沈清其实并没把太大的希望寄托在周泽青身上。
当许连翘说出周泽青的条件时,他就知道,周泽青做不到。
虽然心里猜到了,可是亲眼看到周泽青逃避的低下头去,他还是有点失望的。
他觉得,许连翘说得对,周泽青并没有他口头上嚷嚷的那么重情重义,义薄云天,为了兄弟什么都肯做。
但这也是正常的。
如果他和周泽青的位置互换,他或许也做不到。
求人不如求己。
他看向许连翘,认真的问:“许医生,我可以代替阿泽吗?我愿意向您磕一百个头,自扇耳光一百次,如果我做到的话,您愿意为我祖母治病吗?”
许连翘想了想,“可以,不过……”
她笑盈盈的看向周泽青:“周二少可要站在一边看仔细了,他的罪,是为你受的!如果不是因为你,他不用遭这些罪,待会儿他所经历的一切,都是拜你所赐,周二少要好好看仔细,铭刻于心啊!”
周泽青眼前阵阵眩晕,几乎要晕过去。
他终于知道了什么叫杀人诛心。
这个女人就是在杀人诛心!
太狠了!
她真的太狠了!
他就没见过这么狠的人!
她将人和人心全都玩弄于她的股掌之中,可他和沈清明明知道她在玩弄他们,他们却逃不出她的手掌心。
他居然得罪了这么可怕的女人。
他爷爷、他爸、他大哥说得对,他是个脑残,脑袋里灌的不是脑浆子,是地沟油!
“许医生,我知道错了!”他面如土色,颤颤巍巍的说:“我真的知道错了,求您高抬贵手,放过我和阿清,我对天发誓,我以后不敢了!”
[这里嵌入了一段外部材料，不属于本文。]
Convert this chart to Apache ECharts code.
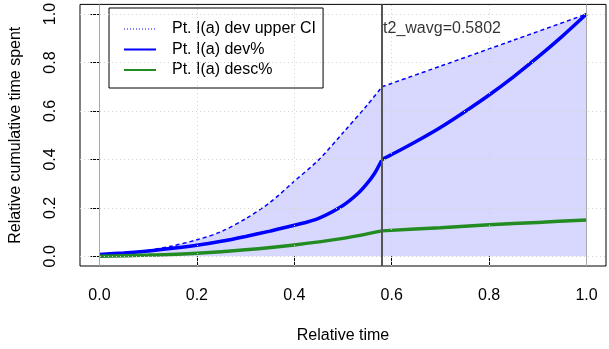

以后他一定夹起尾巴做人,什么人都不得罪,尤其是不得罪女人!“
许连翘淡淡一笑,“我听说,你曾被你大哥和傅止意带着去我丈夫面前道歉,当着我丈夫的面,你也曾这样说过。
可是,一转眼,你就在网上发布匿名消息,骂我丈夫和傅止意是小人,这就是你所谓的知错了,不敢了?”